Employers see the short term problems and the long term trends and know what they want: imported labour. Training is slow, costly and, when government funded, normally misses the mark. Imported construction labour can go to work immediately, doesn’t bear long term company or welfare costs and goes home when the job is done. Singapore has seized on it with gusto, increasing
their ability to generate wealth without the costs associated with educating children and tending to retirees. Workers come, earn, benefit, leave. One night of spectacularly rare unrest aside, it’s mostly worked fairly well.
The shortage is bad and estimated to get worse with new projects coming online. The delay of the GZ-SZ-HK rail line can’t help. Employers are convinced they need this – and the unions smell blood.
Employers see the short term problems and the long term trends and know what they want: imported labour.
The long game
The FTU has power in LegCo, but rarely exercises it to its full potential. Minimum wage and perhaps standard working hours are the extent of their modest ambitions. Their closeness to the government means they know the government’s bottom line (see leader by Calvin Lam – “Labour Wars: Unions rising”). The
almost status quo is good enough for them.
Which brings them into direct conflict with their revolutionary doppelgänger, the
Confederation of Trade Unions (CTU). While the FTU flat out says no to imported labour, giving them a fig leaf of standing up to the government, the militant CTU claims they would be open to imported labour – “if”. They might be open to giving the employers what they want if they could get concessions for their ultimate prize – collective bargaining.
Collective bargaining, collecting power
Collective bargaining is the game changer the CTU has been after for decades. With it, they can bring their full organisational might to bear and change society.
Collective bargaining, gained by conceding the entry of imported labour eligible for union membership, would swell union ranks and power. Labour strife in the form of strikes and protests would be commonplace.
Collective bargaining, applied to local workers alone or including imported labour, would create a power centre too mighty. The government knows this, as does the FTU. Since the FTU recognises this is beyond the government pale, they don’t actively pursue it. We know the government considers collective bargaining anathema as they killed it in its infancy in 1997 after the British tried to install it in the dying moments of the Empire in Hong Kong.
[The CTU] might be open to giving the employers what they want if they could get concessions for their ultimate prize …
This is why the CTU are the key players in the labour battle. If the government is an immovable stone, the CTU is a relentless river with a decades long plan to achieve their objective. Flexible, they have street power and bargaining chips to get closer to their ultimate prize.
By contrast, employers are, broadly speaking, disorganised. They just want to get the job done in the most expedient manner and do not have the long term focus for an extended society changing battle. They think deals like offsetting employer MPF deposits against Long Term Service obligations are done deals, and move on. They are shocked to find their opponents wearing government down until closed files reopen.
The CTU has militancy and clarity of goal to execute on a decades-long game plan. That plan means crying oppression while winning every battle before them. While collective bargaining is off the table now, so once was minimum wage, as was standard working hours.

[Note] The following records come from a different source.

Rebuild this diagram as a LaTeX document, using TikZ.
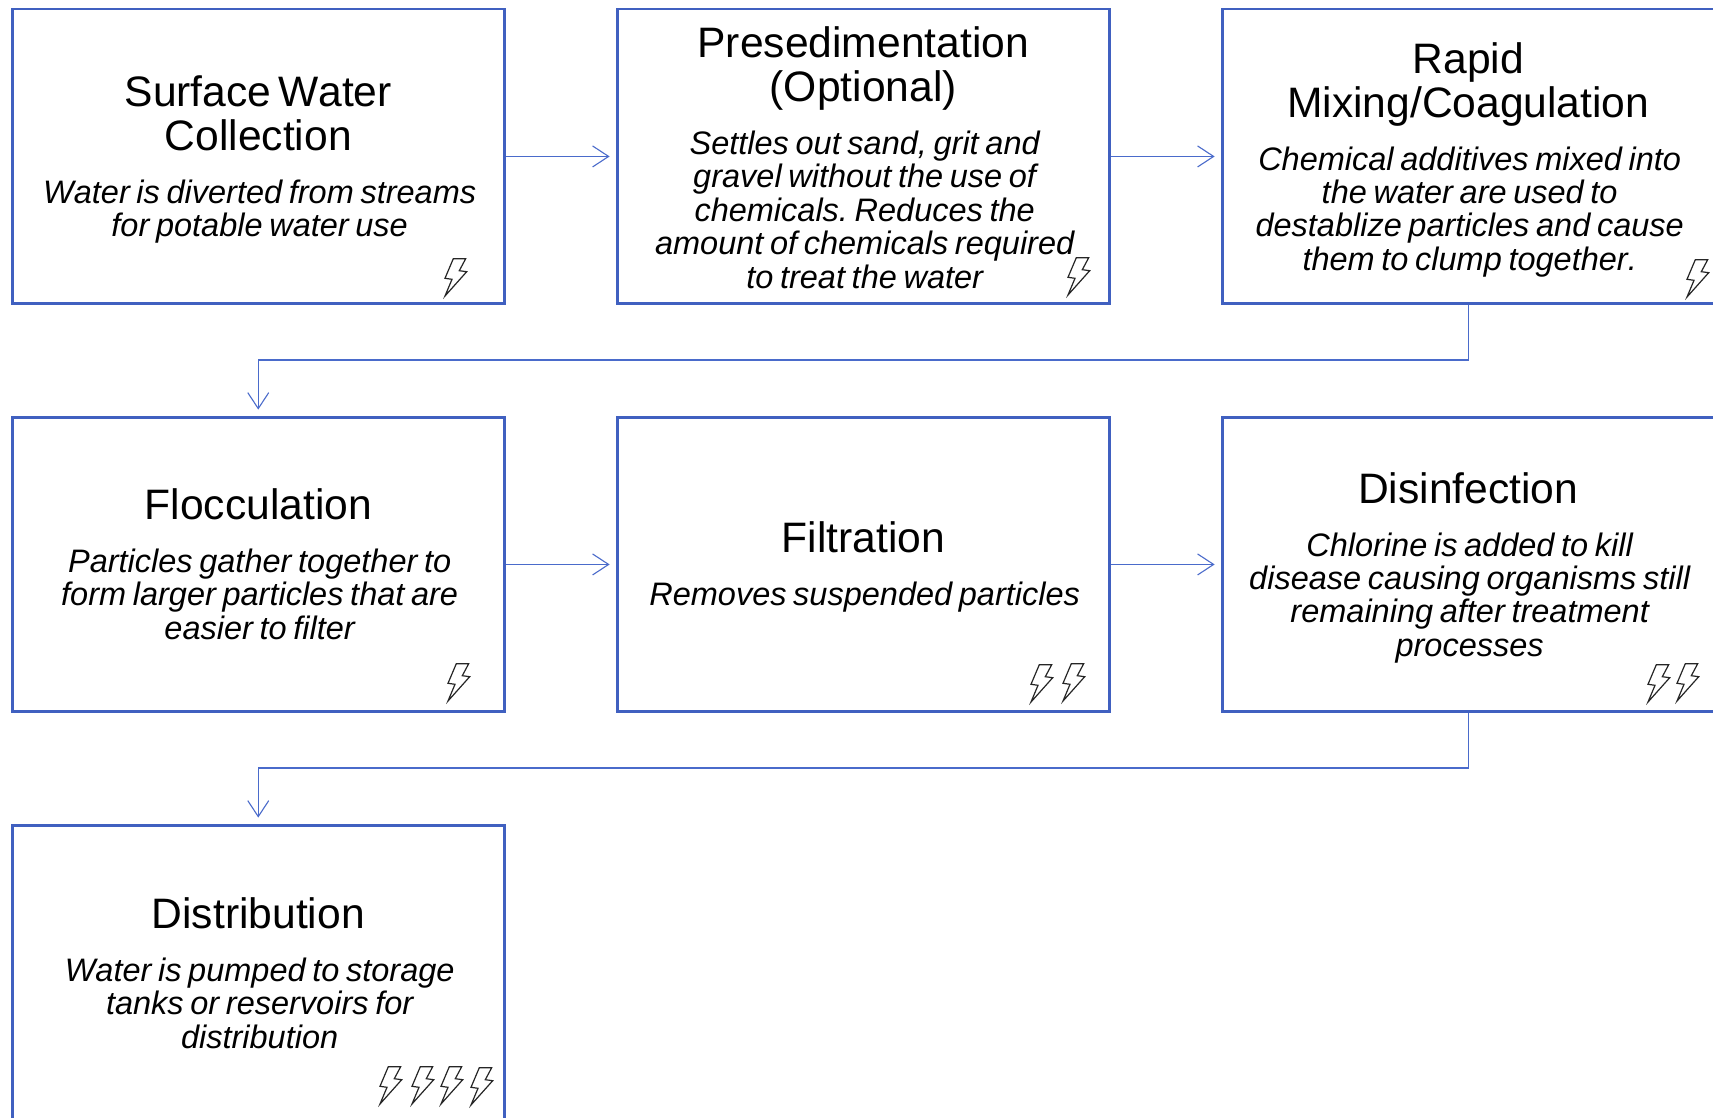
\documentclass[tikz,border=0pt]{standalone}
\usepackage{fontspec}
\setmainfont[Kerning=Off]{Liberation Sans}
\usetikzlibrary{arrows.meta}
\definecolor{boxblue}{HTML}{4060C0}
\definecolor{linkblue}{HTML}{4A6BCB}
\newcommand{\stagetext}[3][3.3pt]{\vbox{\hsize=240pt\centering\frenchspacing\kern#1\relax
  {\fontsize{21.3}{22}\selectfont\rule{0pt}{16pt}#2\par}\vskip-\prevdepth\nointerlineskip\vskip11.5pt
  \moveright0.7pt\vbox{\hsize=240pt\centering\fontsize{16.25}{16.7}\selectfont\itshape\rule{0pt}{15pt}#3\rule[-4pt]{0pt}{4pt}\par}}}
\tikzset{
  stagebox/.style={draw=boxblue,line width=1.25pt,fill=none,anchor=north west,
    minimum width=246pt,minimum height=147.2pt,inner sep=0pt,text width=240pt,align=center,text=black},
  link/.style={draw=linkblue,line width=0.55pt,shorten >=3.2pt,-{Straight Barb[length=8pt,width=10.5pt,line width=0.55pt]}},
  boltline/.style={draw=black!85,line width=0.6pt,line join=miter},
  bolt/.pic={\draw[boltline] (0,0)--(7,-16.7)--(0,-17.7)--(8.3,-37.3)--(20.7,-37.3)--(14.3,-25.3)--(21.7,-24.3)--cycle;}
}
\begin{document}
\begin{tikzpicture}[x=0.5pt,y=-0.5pt]
\useasboundingbox (0,0) rectangle (1713,1118);
\fill[white] (0,0) rectangle (1713,1118);
\node[stagebox] (a) at (11,8) {\stagetext{Surface Water\\Collection}{Water is diverted from streams\\for potable water use}};
\node[stagebox] (b) at (616,8) {\stagetext[4.4pt]{Presedimentation\\(Optional)}{Settles out sand, grit and\\gravel without the use of\\chemicals. Reduces the\\amount of chemicals required\\to treat the water}};
\node[stagebox] (c) at (1221,8) {\stagetext{Rapid\\Mixing/Coagulation}{Chemical additives mixed into\\the water are used to\\destablize particles and cause\\them to clump together.}};
\node[stagebox] (d) at (11,416) {\stagetext[2.7pt]{Flocculation}{Particles gather together to\\form larger particles that are\\easier to filter}};
\node[stagebox] (e) at (616,416) {\stagetext[2.7pt]{Filtration}{Removes suspended particles}};
\node[stagebox] (f) at (1221,416) {\stagetext{Disinfection}{Chlorine is added to kill\\disease causing organisms still\\remaining after treatment\\processes}};
\node[stagebox] (g) at (11,824) {\stagetext[3.8pt]{Distribution}{Water is pumped to storage\\tanks or reservoirs for\\distribution}};
\coordinate (cd) at (860,360);
\coordinate (fg) at (860,768);
\draw[link] (a.east) -- (b.west);
\draw[link] (b.east) -- (c.west);
\draw[link] (c.south) |- (cd) -| (d.north);
\draw[link] (d.east) -- (e.west);
\draw[link] (e.east) -- (f.west);
\draw[link] (f.south) |- (fg) -| (g.north);
\foreach \px/\py in {445/296,1068/295,1687/297,448/701,1031/702,1063/701,1648/702,1677/701,380/1104,412/1104,441/1104,471/1105}
  \pic at (\px,\py) {bolt};
\end{tikzpicture}
\end{document}
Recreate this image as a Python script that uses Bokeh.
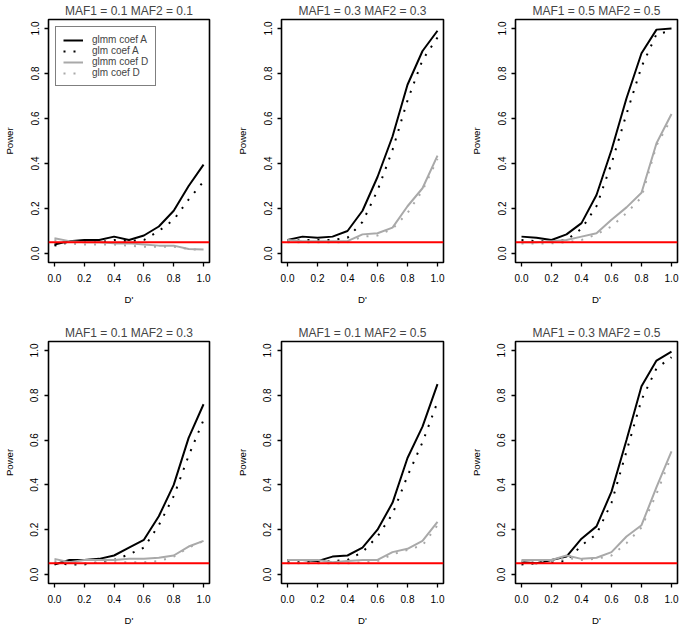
from bokeh.plotting import figure
from bokeh.models import Range1d, FixedTicker, PrintfTickFormatter, Span
from bokeh.layouts import row, column
from bokeh.embed import file_html
from bokeh.resources import INLINE

# ---------------- data ----------------
d_prime = [0.0, 0.1, 0.2, 0.3, 0.4, 0.5, 0.6, 0.7, 0.8, 0.9, 1.0]
tick_values = [0.0, 0.2, 0.4, 0.6, 0.8, 1.0]
alpha_level = 0.05

titles = ["MAF1 = 0.1 MAF2 = 0.1", "MAF1 = 0.3 MAF2 = 0.3", "MAF1 = 0.5 MAF2 = 0.5",
          "MAF1 = 0.1 MAF2 = 0.3", "MAF1 = 0.1 MAF2 = 0.5", "MAF1 = 0.3 MAF2 = 0.5"]
series_names = ["glmm coef A", "glm coef A", "glmm coef D", "glm coef D"]

# panel 1: MAF1 = 0.1, MAF2 = 0.1
p1_glmm_A = [0.040, 0.055, 0.060, 0.060, 0.075, 0.060, 0.080, 0.120, 0.190, 0.300, 0.395]
p1_glm_A  = [0.035, 0.050, 0.055, 0.050, 0.060, 0.055, 0.060, 0.100, 0.150, 0.240, 0.320]
p1_glmm_D = [0.068, 0.055, 0.050, 0.050, 0.045, 0.045, 0.040, 0.035, 0.035, 0.020, 0.018]
p1_glm_D  = [0.060, 0.045, 0.040, 0.040, 0.040, 0.035, 0.030, 0.030, 0.030, 0.020, 0.015]
# panel 2: MAF1 = 0.3, MAF2 = 0.3
p2_glmm_A = [0.060, 0.075, 0.070, 0.075, 0.100, 0.190, 0.340, 0.520, 0.750, 0.900, 0.990]
p2_glm_A  = [0.055, 0.060, 0.060, 0.060, 0.070, 0.140, 0.280, 0.460, 0.680, 0.860, 0.960]
p2_glmm_D = [0.060, 0.055, 0.055, 0.055, 0.055, 0.085, 0.090, 0.115, 0.210, 0.290, 0.435]
p2_glm_D  = [0.050, 0.050, 0.050, 0.050, 0.050, 0.075, 0.080, 0.110, 0.180, 0.280, 0.420]
# panel 3: MAF1 = 0.5, MAF2 = 0.5
p3_glmm_A = [0.075, 0.070, 0.060, 0.085, 0.135, 0.260, 0.460, 0.690, 0.890, 0.995, 1.000]
p3_glm_A  = [0.060, 0.055, 0.055, 0.060, 0.110, 0.210, 0.400, 0.620, 0.830, 0.975, 0.990]
p3_glmm_D = [0.050, 0.050, 0.055, 0.060, 0.075, 0.090, 0.150, 0.205, 0.270, 0.490, 0.620]
p3_glm_D  = [0.045, 0.045, 0.045, 0.050, 0.060, 0.085, 0.120, 0.180, 0.250, 0.480, 0.600]
# panel 4: MAF1 = 0.1, MAF2 = 0.3
p4_glmm_A = [0.045, 0.065, 0.065, 0.070, 0.085, 0.120, 0.155, 0.260, 0.400, 0.610, 0.760]
p4_glm_A  = [0.050, 0.045, 0.045, 0.055, 0.065, 0.090, 0.120, 0.220, 0.350, 0.530, 0.690]
p4_glmm_D = [0.070, 0.055, 0.065, 0.065, 0.065, 0.070, 0.070, 0.075, 0.085, 0.125, 0.150]
p4_glm_D  = [0.060, 0.050, 0.050, 0.055, 0.055, 0.055, 0.055, 0.060, 0.080, 0.120, 0.150]
# panel 5: MAF1 = 0.1, MAF2 = 0.5
p5_glmm_A = [0.065, 0.065, 0.060, 0.080, 0.085, 0.120, 0.200, 0.320, 0.520, 0.660, 0.850]
p5_glm_A  = [0.055, 0.055, 0.055, 0.060, 0.065, 0.100, 0.170, 0.270, 0.440, 0.590, 0.770]
p5_glmm_D = [0.065, 0.065, 0.065, 0.055, 0.060, 0.065, 0.065, 0.100, 0.115, 0.150, 0.235]
p5_glm_D  = [0.050, 0.050, 0.050, 0.050, 0.050, 0.055, 0.060, 0.090, 0.110, 0.130, 0.220]
# panel 6: MAF1 = 0.3, MAF2 = 0.5
p6_glmm_A = [0.055, 0.050, 0.065, 0.080, 0.160, 0.215, 0.370, 0.600, 0.840, 0.955, 0.995]
p6_glm_A  = [0.045, 0.050, 0.055, 0.060, 0.130, 0.180, 0.320, 0.550, 0.780, 0.920, 0.970]
p6_glmm_D = [0.065, 0.065, 0.065, 0.085, 0.070, 0.075, 0.100, 0.170, 0.220, 0.390, 0.550]
p6_glm_D  = [0.060, 0.060, 0.060, 0.075, 0.065, 0.070, 0.085, 0.140, 0.210, 0.360, 0.530]

panels = [
    (p1_glmm_A, p1_glm_A, p1_glmm_D, p1_glm_D),
    (p2_glmm_A, p2_glm_A, p2_glmm_D, p2_glm_D),
    (p3_glmm_A, p3_glm_A, p3_glmm_D, p3_glm_D),
    (p4_glmm_A, p4_glm_A, p4_glmm_D, p4_glm_D),
    (p5_glmm_A, p5_glm_A, p5_glmm_D, p5_glm_D),
    (p6_glmm_A, p6_glm_A, p6_glmm_D, p6_glm_D),
]

# ---------------- styling ----------------
FONT = "Liberation Sans"
GRAY = "#A9A9A9"
styles = [
    dict(line_color="black", line_width=2),
    dict(line_color="black", line_width=2, line_dash="2 8"),
    dict(line_color=GRAY, line_width=2),
    dict(line_color=GRAY, line_width=2, line_dash="2 8"),
]

# (width, min_border_left, min_border_right)
col_geom = [(228, 47, 19), (228, 53, 13), (224, 59, 3)]
# (height, min_border_top, min_border_bottom)
row_geom = [(322, 17, 60), (308, 17, 47)]


def make_panel(idx):
    r, c = divmod(idx, 3)
    w, bl, br = col_geom[c]
    h, bt, bb = row_geom[r]
    p = figure(width=w, height=h, output_backend="svg", toolbar_location=None,
               x_range=Range1d(-0.04, 1.04), y_range=Range1d(-0.04, 1.04),
               min_border_left=bl, min_border_right=br,
               min_border_top=bt, min_border_bottom=bb,
               title=titles[idx])
    p.title.text_font = FONT
    p.title.text_font_size = "12px"
    p.title.text_font_style = "normal"
    p.title.align = "center"
    p.title.standoff = 3
    p.title.offset = 0

    p.background_fill_color = "white"
    p.border_fill_color = "white"
    p.outline_line_color = "black"
    p.outline_line_width = 1.6
    p.grid.grid_line_color = None

    for ax in (p.xaxis, p.yaxis):
        ax.ticker = FixedTicker(ticks=tick_values)
        ax.formatter = PrintfTickFormatter(format="%.1f")
        ax.axis_line_color = None
        ax.major_tick_line_color = "black"
        ax.major_tick_line_width = 1.3
        ax.major_tick_out = 4
        ax.major_tick_in = 0
        ax.minor_tick_line_color = None
        ax.major_label_text_font = FONT
        ax.major_label_text_font_size = "10px"
        ax.major_label_text_color = "black"
        ax.axis_label_text_font = FONT
        ax.axis_label_text_font_size = "9.6px"
        ax.axis_label_text_font_style = "normal"
        ax.axis_label_text_color = "black"

    p.xaxis.axis_label = "D'"
    p.xaxis.major_label_standoff = 7
    p.xaxis.axis_label_standoff = 9
    p.yaxis.axis_label = "Power"
    p.yaxis.major_label_orientation = "vertical"
    p.yaxis.major_label_standoff = 6
    p.yaxis.axis_label_standoff = 13

    for name, ys, st in zip(series_names, panels[idx], styles):
        if idx == 0:
            p.line(d_prime, ys, legend_label=name, **st)
        else:
            p.line(d_prime, ys, **st)

    p.add_layout(Span(location=alpha_level, dimension="width",
                      line_color="#FF0000", line_width=2))

    if idx == 0:
        lg = p.legend[0]
        lg.location = "top_left"
        lg.margin = 7
        lg.padding = 7
        lg.spacing = 0
        lg.glyph_width = 20
        lg.glyph_height = 10
        lg.label_height = 10
        lg.label_standoff = 9
        lg.label_text_font = FONT
        lg.label_text_font_size = "10px"
        lg.border_line_color = "black"
        lg.border_line_width = 1.5
        lg.background_fill_color = "white"
        lg.background_fill_alpha = 1.0
    return p


figs = [make_panel(i) for i in range(6)]
layout = column(row(*figs[:3]), row(*figs[3:]))

open("out.html", "w").write(file_html(layout, INLINE))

It is hard to see the business community organising themselves to effectively fight against CTU sought measures like standard working hours. The cards they hold cannot be exercised en masse. Businesses
will be picked off one by one and will respond by cutting staff here, moving staff offshore there, supplementing man with machine where they can. They have neither the focus nor will to change the way population thinks in the long term.
For the battle of the day, the CTU might be open to imported labour, but business organisations will never (if they know what is good for them) pay the price and sign off on a deal that says yes to collective bargaining. In time, the choice may not be theirs to make.
Current trajectory
The employers may get another temporary labour import program à la the 1990s. The FTU will celebrate their small wins and grumble about mini-setbacks. Street power will either see the CTU blocking imported
labour or getting collective bargaining. Either way, they win. The long game will be theirs.
The CTU’s labour agenda will be implemented, step by step, over time – as it has been in recent years. There will be increasingly restrictive labour laws until they get collective bargaining.
If the government is an immovable stone, the CTU is a relentless river, eroding the stone slowly.
Pyrrhic
The victory will be Pyrrhic. Workers will find the burden of caring for the elderly rising dramatically. They will either pay more directly, or via taxes, to support their parents and an aging population. The West has already been through this ruinous cycle and adjusted, with largely unionised industries collapsing and disappearing (manufacturing) or de-unionising and relocating (US auto making moving from Detroit to the US South). The only remaining unions of note are those serving university educated
civil servants; low end workers are not represented and on their own. In Hong Kong, automation is picking up and some jobs are being shifted to friendlier climes. When the crash comes, we will see the establishment
of a permanent unemployed and persistently higher unemployment, like the West.
The alternative would be to open the doors to more labour, if not Singapore style, then ‘Singapore lite’. But without a government strongly mandated by the people, via open and fair elections, to open the doors and grow our workforce, our policy will be set by the CTU river. The government stone may be immovable, but will erode over time. The leaves of business will float on to bigger seas, taking jobs and builders with them. It is hard to imagine this now, in a time of plenty, but when the tough times come, the calculus of power will shift again. Until then, the CTU wins. Whether Hong Kong wins is another question.